SUPPLIED RECORDS

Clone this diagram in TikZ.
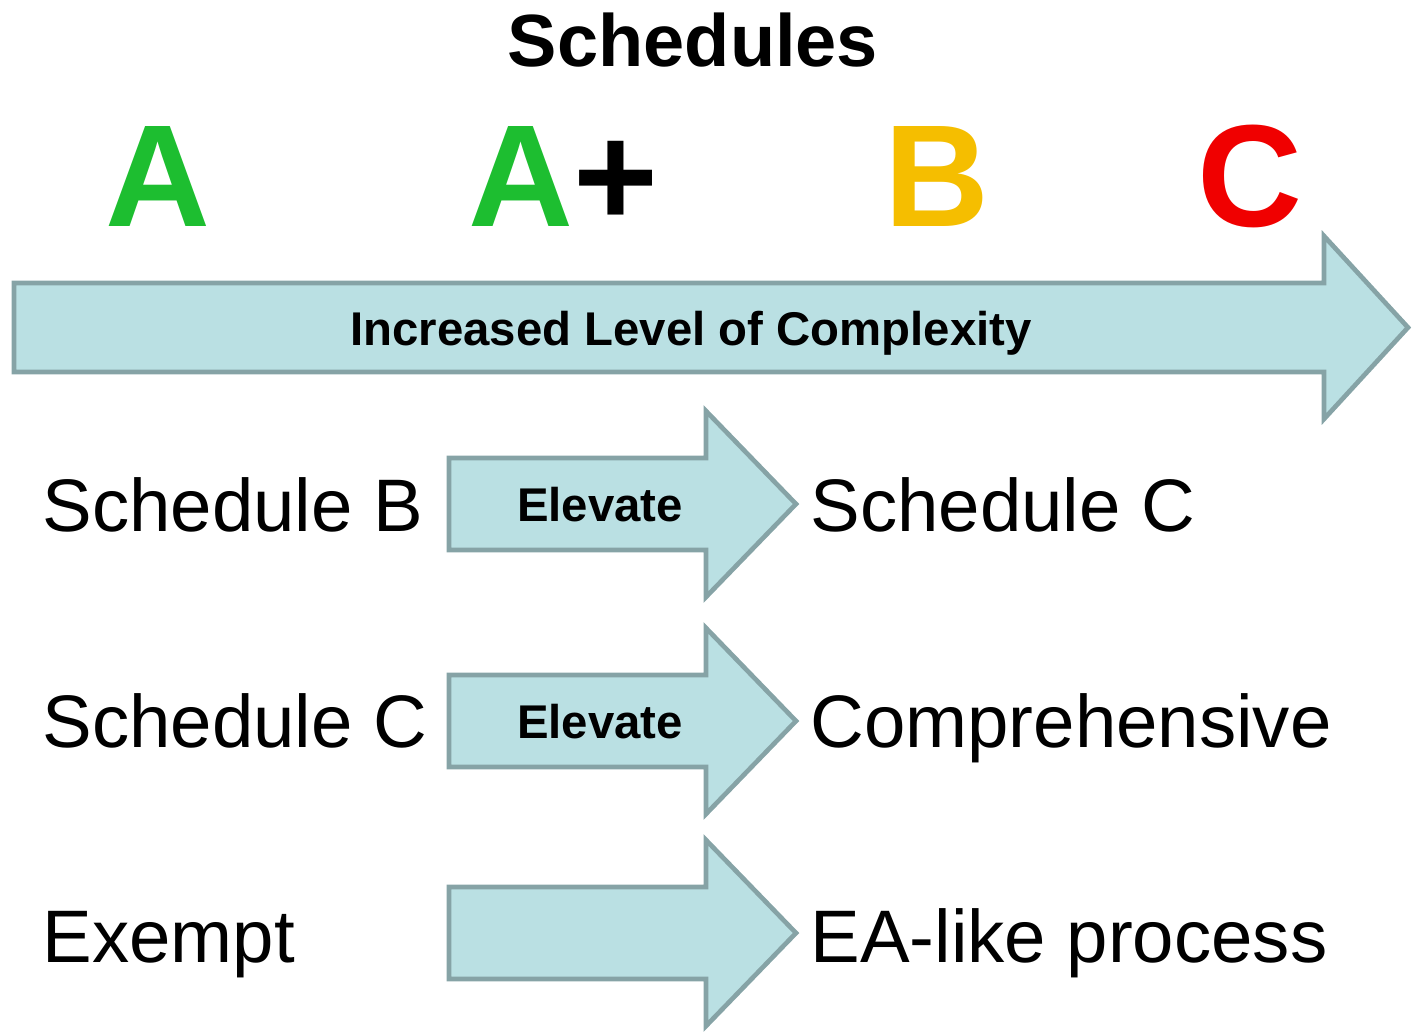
\documentclass[tikz,border=0pt]{standalone}
\usepackage{fontspec}
\setmainfont{Liberation Sans}
\definecolor{arrowfill}{RGB}{186,224,227}
\definecolor{arrowline}{RGB}{134,163,166}
\definecolor{gradeA}{RGB}{29,190,48}
\definecolor{gradeB}{RGB}{245,190,0}
\definecolor{gradeC}{RGB}{240,0,0}
\tikzset{every picture/.style={line width=0.75pt}}
\tikzset{
  bigarrow/.style={draw=arrowline, fill=arrowfill, line width=3.5pt, line join=miter},
  grade/.style={anchor=base, inner sep=0pt, font=\fontsize{109}{112}\selectfont\bfseries},
  rowtext/.style={anchor=base west, inner sep=0pt, font=\fontsize{55.8}{62}\selectfont},
  arrowtext/.style={anchor=base, inner sep=0pt, font=\fontsize{35.5}{40}\selectfont\bfseries}
}

\begin{document}
\begin{tikzpicture}[x=0.75pt,y=0.75pt,yscale=-1,xscale=1]
\useasboundingbox (0,0) rectangle (1414,1032);

% Title
\draw (693,66) node [anchor=base][inner sep=0pt] [font=\fontsize{55.5}{62}\selectfont\bfseries] (title) {Schedules};

% Grades
\draw (158,226) node [grade, text=gradeA] (gradeA) {A};
\draw (563,226) node [grade] (gradeAplus) {\textcolor{gradeA}{A}+};
\draw (937,226) node [grade, text=gradeB] (gradeB) {B};
\draw (1250,226) node [grade, text=gradeC] (gradeC) {C};

%Right Arrow [complexity]
\draw [bigarrow]  (14,283) -- (1324,283) -- (1324,236) -- (1408,327.5) -- (1324,419) -- (1324,372) -- (14,372) -- cycle ;
% Text Node
\draw (691,345) node [arrowtext] (complexity) {Increased Level of Complexity};

%Right Arrow [row 1]
\draw [bigarrow]  (449,458) -- (706,458) -- (706,411) -- (796,504) -- (706,597) -- (706,550) -- (449,550) -- cycle ;
%Right Arrow [row 2]
\draw [bigarrow]  (449,675) -- (706,675) -- (706,628) -- (796,721) -- (706,814) -- (706,767) -- (449,767) -- cycle ;
%Right Arrow [row 3]
\draw [bigarrow]  (449,887) -- (706,887) -- (706,840) -- (796,933) -- (706,1026) -- (706,979) -- (449,979) -- cycle ;

% Text Node
\draw (600,521) node [arrowtext] (elevateB) {Elevate};
% Text Node
\draw (600,738) node [arrowtext] (elevateC) {Elevate};

% Text Node
\draw (42,531) node [rowtext] (schedB) {Schedule B};
% Text Node
\draw (810,531) node [rowtext] (schedCright) {Schedule C};
% Text Node
\draw (42,747) node [rowtext] (schedCleft) {Schedule C};
% Text Node
\draw (810,747) node [rowtext] (comprehensive) {Comprehensive};
% Text Node
\draw (42,962) node [rowtext] (exempt) {Exempt};
% Text Node
\draw (810,962) node [rowtext] (ealike) {EA-like process};
\end{tikzpicture}
\end{document}
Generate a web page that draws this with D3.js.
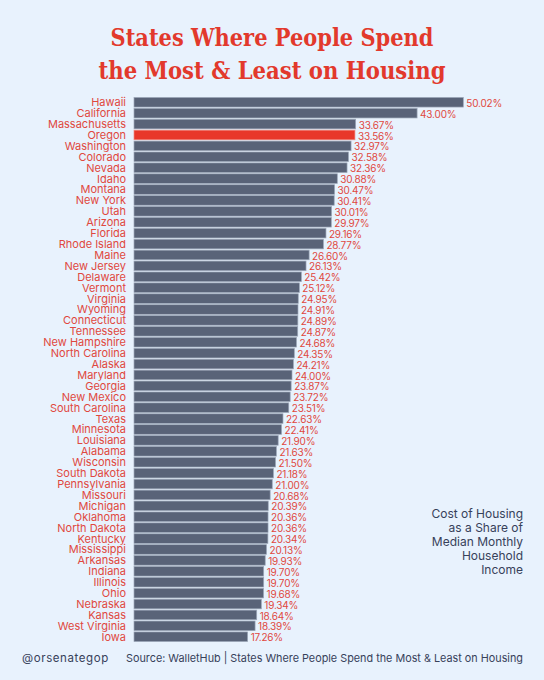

WRITTEN INSTRUCTION
Extract, word for word, each line from the top of the data down to and including the line with "(691,345) node [arrowtext]"; skip the pictures.

ANSWER FOR THE TASK
Clone this diagram in TikZ.
\documentclass[tikz,border=0pt]{standalone}
\usepackage{fontspec}
\setmainfont{Liberation Sans}
\definecolor{arrowfill}{RGB}{186,224,227}
\definecolor{arrowline}{RGB}{134,163,166}
\definecolor{gradeA}{RGB}{29,190,48}
\definecolor{gradeB}{RGB}{245,190,0}
\definecolor{gradeC}{RGB}{240,0,0}
\tikzset{every picture/.style={line width=0.75pt}}
\tikzset{
  bigarrow/.style={draw=arrowline, fill=arrowfill, line width=3.5pt, line join=miter},
  grade/.style={anchor=base, inner sep=0pt, font=\fontsize{109}{112}\selectfont\bfseries},
  rowtext/.style={anchor=base west, inner sep=0pt, font=\fontsize{55.8}{62}\selectfont},
  arrowtext/.style={anchor=base, inner sep=0pt, font=\fontsize{35.5}{40}\selectfont\bfseries}
}

\begin{document}
\begin{tikzpicture}[x=0.75pt,y=0.75pt,yscale=-1,xscale=1]
\useasboundingbox (0,0) rectangle (1414,1032);

% Title
\draw (693,66) node [anchor=base][inner sep=0pt] [font=\fontsize{55.5}{62}\selectfont\bfseries] (title) {Schedules};

% Grades
\draw (158,226) node [grade, text=gradeA] (gradeA) {A};
\draw (563,226) node [grade] (gradeAplus) {\textcolor{gradeA}{A}+};
\draw (937,226) node [grade, text=gradeB] (gradeB) {B};
\draw (1250,226) node [grade, text=gradeC] (gradeC) {C};

%Right Arrow [complexity]
\draw [bigarrow]  (14,283) -- (1324,283) -- (1324,236) -- (1408,327.5) -- (1324,419) -- (1324,372) -- (14,372) -- cycle ;
% Text Node
\draw (691,345) node [arrowtext] (complexity) {Increased Level of Complexity};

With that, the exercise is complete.